Penari tradisional ronggeng balik, Yati Dahlia (32), berharap pemerintah melakukan identifikasi dan pengakuan masyarakat adat di sekitar IKN. Ia juga berharap pemerintah punya program khusus bagi kelompok masyarakat yang turun-temurun sudah tinggal di wilayah IKN.
”Saya berharap kami dibuatkan satu kampung dengan fasilitas yang baik, seperti kesehatan, pendidikan, dan juga persampahan. Di sana kami ingin ada rumah adat sebagai pusat kegiatan bersama,” kata Yati.
Roedy Haryo Widjono, budayawan sekaligus peneliti di Nomaden Institute Cross Cultural Studies, menilai pembangunan di wilayah Sepaku sejak Indonesia merdeka tak memiliki strategi kebudayaan. Misalnya, di tahun 1970-an, pemerintah memberi izin kepada perusahaan hutan tanaman industri di Sepaku. Luas lahan yang dikelola puluhan tahun oleh swasta itu lebih dari 200.000 hektar.
Akibatnya, pengetahuan tradisional berupa ladang bergilir dan sistem lumbung pangan kini sirna. Itu disebabkan warga di sekitar hutan tanaman industri tak boleh lagi membakar untuk membuka lahan. Padahal, warga sudah berpengalaman puluhan bahkan ratusan tahun membakar lahan dan terhindar dari kebakaran hutan.
Cara hidup yang lebih egaliter, seperti menggunakan lahan bersama-sama, kini sudah tak ada, hilang menjadi melulu transaksional. (Roedy Haryoo Widjono)

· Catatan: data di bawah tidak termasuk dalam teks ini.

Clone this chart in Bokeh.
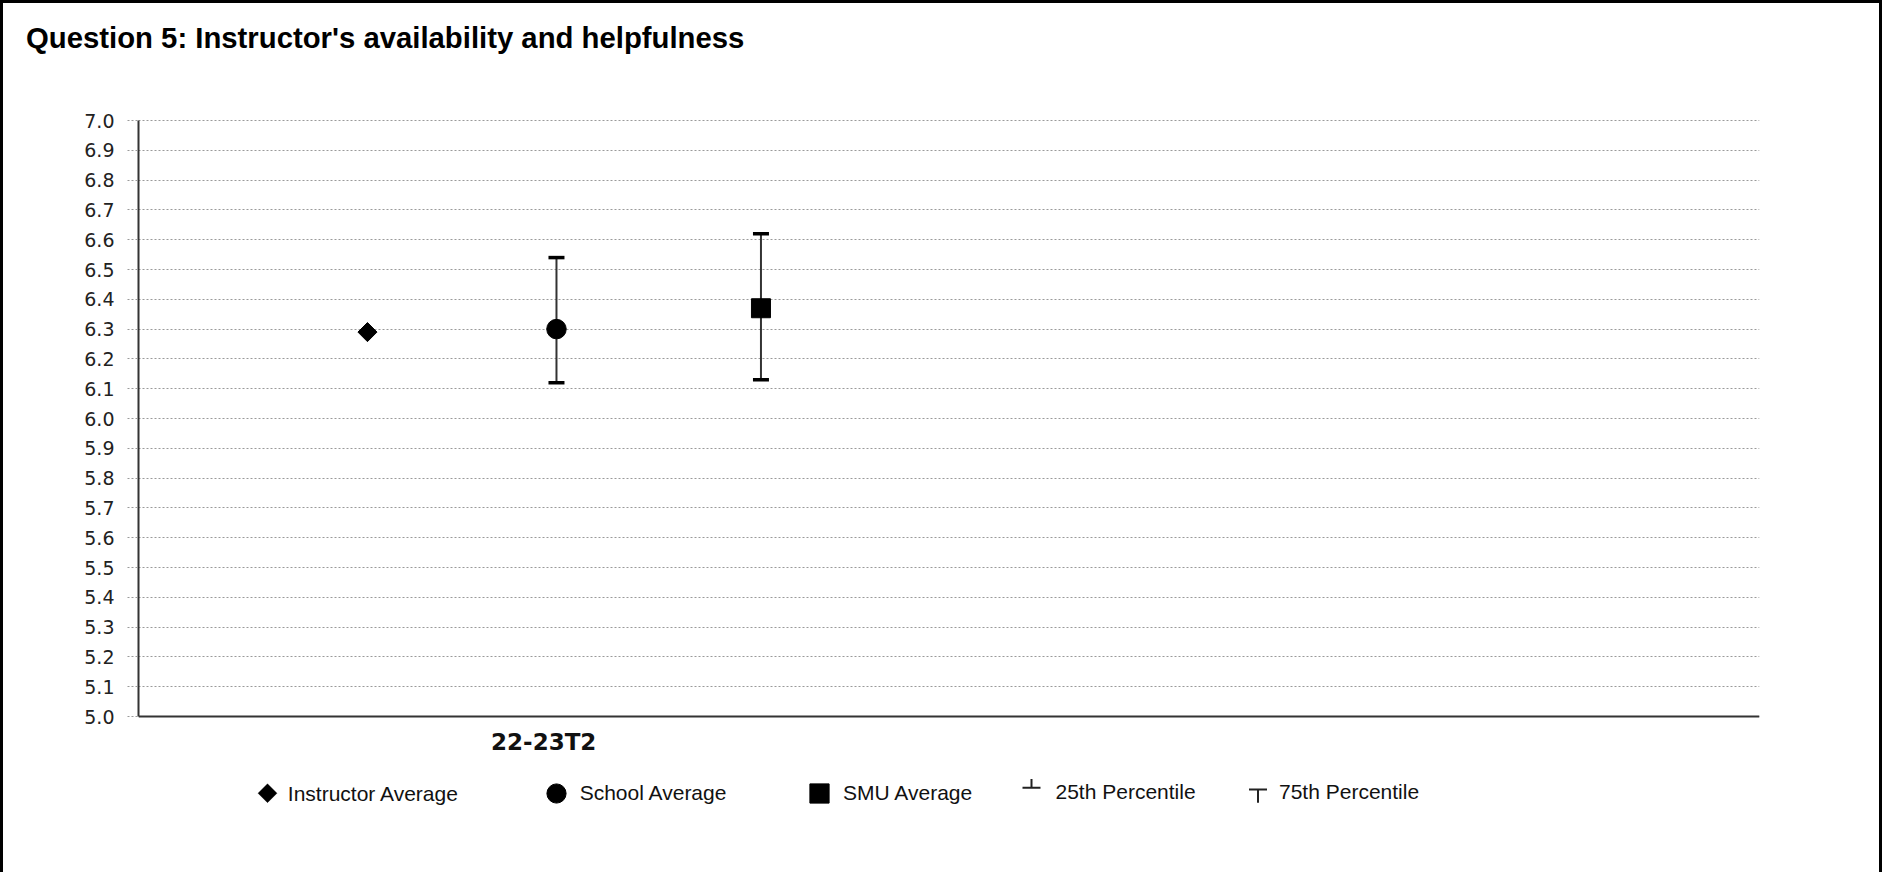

Menurut Roedy, itu berdampak terhadap banyak hal, terutama ruang hidup dan cara hidup masyarakat lokal. ”Setidaknya di daerah Penajam Paser Utara itu saat ini ada sekitar 14 padi endemik yang hilang. Cara hidup yang lebih egaliter, seperti menggunakan lahan bersama-sama, kini sudah tak ada, hilang menjadi melulu transaksional,” katanya.
Roedy berharap pembangunan IKN ini tak memperpanjang kebijakan yang menyingkirkan masyarakat adat tersebut. Menurut dia, kota yang dirancang sebagai kota dunia itu akan sia-sia jika masyarakat di sekitarnya tak dihargai.